Bacaini.id, KEDIRI – Ditengah usianya yang terbilang sudah senja, Subroto Kakek (78 tahun) terus berkreasi membuat wayang kulit tradisional. Usaha tersebut ia tekuni dengan tujuan melestarikan budaya Jawa.
Kakek yang kini bermukim di Desa Panjer, Kecamatan Plosoklaten, Kabupaten Kediri itu mengatakan, pembuatan wayang ini ditekuninya sejak ia berusia 15 tahun. Saat itu dirinya diajari oleh sang ayah yang merupakan pengrajin wayang sekaligus dalang pada eranya.
Subroto mengatakan, dalam pembuatannya ia masih memakai alat tradisional. Adapun wayang buatannya berbahan kulit lembu asli. Bahan tersebut ia dapat dari salah satu pengusaha kulit disana. “Saya menatah sendiri, alatnya terbuat dari besi, lalu dicat dengan kuas. Warna catnya sesuai karakter wayang dan keinginan yang pesan,” katanya.
Bahkan dirinya sendiri juga puluhan tahun menjadi gender atau penuntun suara saat mengikuti tanggapan wayang di Blitar. Keahlian tersebut juga dari keluarganya yang merupakan pecinta kesenian wayang tradisional sejak dulu.
“Saya terus mengasah keterampilan saya membuat wayang kulit, sejak bapak saya meninggal, saya yang jadi penerus usahanya sampai sekarang,” tutur kakek kelahiran 1942 itu.
Lambat laun usaha warisan dari bapaknya menjadi berkah baginya, wayang kulit buatannya semakin dikenal dan diminati masyarakat luas. Pesanan tidak hanya dari pelaku tanggapan seni wayang kulit tradisional, bahkan hingga kolektor wayang kulit menjadi pelanggannya.
Saat ini pesanan tidak hanya datang dari wilayah Kediri dan Jawa Timur, bahkan pengiriman dilakukan hingga Banyuwangi dan juga Sulawesi. “Yang di Sulawesi juga untuk tanggapan wayang, bukan untuk koleksi. Mereka tahu kualitasnya jadi mau pesan buatan saya,” tambahnya.
Sebelum masa pandemi, Subroto biasa membuat 50 buah wayang dengan ukuran kecil dan besar setiap bulannya. Dibanderol harga mulai Rp 400 ribu untuk wayang kecil hingga paling besar dan paling mahal mencapai Rp 3 juta, omzet sekitar Rp 7 juta didapatkannya setiap satu bulan.

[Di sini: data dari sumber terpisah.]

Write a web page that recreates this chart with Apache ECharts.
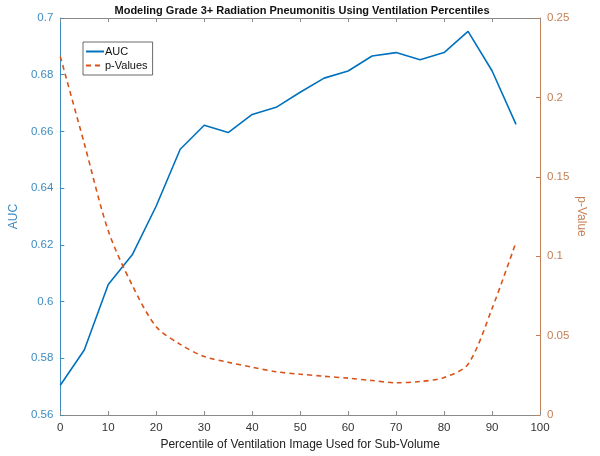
<!DOCTYPE html>
<html>
<head>
<meta charset="utf-8">
<script src="https://cdn.jsdelivr.net/npm/echarts@6/dist/echarts.min.js"></script>
<style>html,body{margin:0;padding:0;background:#fff;}#c{width:600px;height:456px;}</style>
</head>
<body>
<div id="c"></div>
<script>
var percentiles = [0,5,10,15,20,25,30,35,40,45,50,55,60,65,70,75,80,85,90,95];
var aucValues = [0.5705,0.5829,0.6060,0.6165,0.6337,0.6537,0.6622,0.6596,0.6660,0.6685,0.6738,0.6788,0.6813,0.6866,0.6878,0.6853,0.6878,0.6953,0.6814,0.6625];
var pValues = [0.2258,0.1710,0.1160,0.0817,0.0556,0.0445,0.0368,0.0332,0.0301,0.0272,0.0257,0.0244,0.0232,0.0217,0.0203,0.0211,0.0236,0.0320,0.0670,0.1088];
var xTicks = [0,10,20,30,40,50,60,70,80,90,100];
var leftTicks = [0.56,0.58,0.6,0.62,0.64,0.66,0.68,0.7];
var rightTicks = [0,0.05,0.1,0.15,0.2,0.25];

var FONT = '"Liberation Sans", Arial, sans-serif';
var blue = '#0072BD', blueTxt = '#3d8cc2';
var orange = '#D95319', orangeTxt = '#c47f55';
var grayAxis = '#8a8a8a';

function fmt(v){ return String(parseFloat(v.toFixed(3))); }

var chart = echarts.init(document.getElementById('c'), null, {renderer:'canvas'});
chart.setOption({
  animation: false,
  backgroundColor: '#fff',
  title: {
    text: 'Modeling Grade 3+ Radiation Pneumonitis Using Ventilation Percentiles',
    left: 297, top: 0, textAlign: 'center',
    textStyle: {fontFamily: FONT, fontSize: 11, fontWeight: 'bold', color: '#111'}
  },
  legend: {
    orient: 'vertical', left: 83, top: 42,
    padding: [4, 5, 4, 2], itemGap: 3, itemWidth: 18, itemHeight: 10,
    borderColor: '#444', borderWidth: 0.8, borderRadius: 0,
    itemStyle: {opacity: 0},
    textStyle: {fontFamily: FONT, fontSize: 11, color: '#111', padding: [0,0,0,-4]},
    data: ['AUC', 'p-Values']
  },
  grid: {left: 54.5, right: 60, top: 18, bottom: 39, containLabel: false},
  xAxis: [{
    type: 'value', min: 0, max: 100, interval: 10, position: 'bottom',
    name: 'Percentile of Ventilation Image Used for Sub-Volume',
    nameLocation: 'middle', nameGap: 24,
    nameTextStyle: {fontFamily: FONT, fontSize: 12, color: '#222'},
    axisLine: {show: true, onZero: false, lineStyle: {color: grayAxis, width: 1}},
    axisTick: {show: true, inside: true, length: 4, lineStyle: {color: grayAxis}},
    axisLabel: {fontFamily: FONT, fontSize: 11.5, color: '#333', margin: 7,
      formatter: function(v){ return xTicks.indexOf(v) >= 0 ? String(v) : ''; }},
    splitLine: {show: false}
  }, {
    type: 'value', min: 0, max: 100, interval: 10, position: 'top',
    axisLine: {show: true, onZero: false, lineStyle: {color: grayAxis, width: 1}},
    axisTick: {show: true, inside: true, length: 4, lineStyle: {color: grayAxis}},
    axisLabel: {show: false}, splitLine: {show: false}
  }],
  yAxis: [{
    type: 'value', min: 0.56, max: 0.7, interval: 0.02, position: 'left',
    name: 'AUC', nameLocation: 'middle', nameGap: 36, nameRotate: 90,
    nameTextStyle: {fontFamily: FONT, fontSize: 12, color: blueTxt},
    axisLine: {show: true, onZero: false, lineStyle: {color: blueTxt, width: 1}},
    axisTick: {show: true, inside: true, length: 4, lineStyle: {color: blueTxt}},
    axisLabel: {fontFamily: FONT, fontSize: 11.5, color: blueTxt, margin: 7,
      formatter: function(v){ return fmt(v); }},
    splitLine: {show: false}
  }, {
    type: 'value', min: 0, max: 0.25, interval: 0.05, position: 'right',
    name: 'p-Value', nameLocation: 'middle', nameGap: 35, nameRotate: -90,
    nameMoveOverlap: false,
    nameTextStyle: {fontFamily: FONT, fontSize: 12, color: orangeTxt},
    axisLine: {show: true, onZero: false, lineStyle: {color: orangeTxt, width: 1}},
    axisTick: {show: true, inside: true, length: 4, lineStyle: {color: orangeTxt}},
    axisLabel: {fontFamily: FONT, fontSize: 11.5, color: orangeTxt, margin: 7,
      formatter: function(v){ return fmt(v); }},
    splitLine: {show: false}
  }],
  series: [{
    name: 'AUC', type: 'line', xAxisIndex: 0, yAxisIndex: 0,
    data: percentiles.map(function(p,i){ return [p, aucValues[i]]; }),
    symbol: 'none', lineStyle: {color: blue, width: 1.6}, itemStyle: {color: blue}
  }, {
    name: 'p-Values', type: 'line', xAxisIndex: 0, yAxisIndex: 1, smooth: 0.3,
    data: percentiles.map(function(p,i){ return [p, pValues[i]]; }),
    symbol: 'none', lineStyle: {color: orange, width: 1.6, type: [5, 4]}, itemStyle: {color: orange}
  }]
});
</script>
</body>
</html>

Memasuki masa pandemi, dia terpaksa menurunkan harga pasaran wayang kulit buatannya. Wayang ukuran kecil dijual Rp 300 ribu, dan yang paling mahal dan besar seharga Rp 2,5 juta. Penurunan harga dilakukannya agar pelanggan tetap mau membeli wayang kulit buatannya.
Strategi itu ternyata mampu mendongkrak pesanan yang datang, di luar perkiraan turunnya harga jual menjadi aji mumpung bagi pelaku seni wayang kulit dan kolektor untuk memburu kerajinan wayang buatannya. Bahkan saat ini dia sedang menggarap 125 wayang kulit pesanan seorang dalang asal Blitar.
Walaupun peningkatan dan penurunan lebih sering terjadi secara bergantian, Subroto tetap konsisten dan produktif selama masa pandemi. Tidak hanya itu, omzet bulanan yang didapatkan juga meningkat.
“Sekitar 10 juta setiap bulan selama masa pandemi ini. Berapapun pesanan yang datang ya tetap saya terima dan saya buatkan sesuai keinginan pemesan,” papar Subroto.
Menurut Subroto, hal ini sebagai berkah dari ketekunannya, selain pendapatan meningkat dia juga tetap menjaga kelestarian budaya. Dia berharap generasi muda saat ini bisa ikut berperan lebih dalam melestarikan kebudayaan peninggalan nenek moyang dan tidak lupa akan sejarah.
“Saya berharap generasi muda jangan sampai melupakan seni wayang kulit ini karena sudah menjadi peninggalan jaman kuno dan sangat perlu dilestarikan,” tutup Subroto.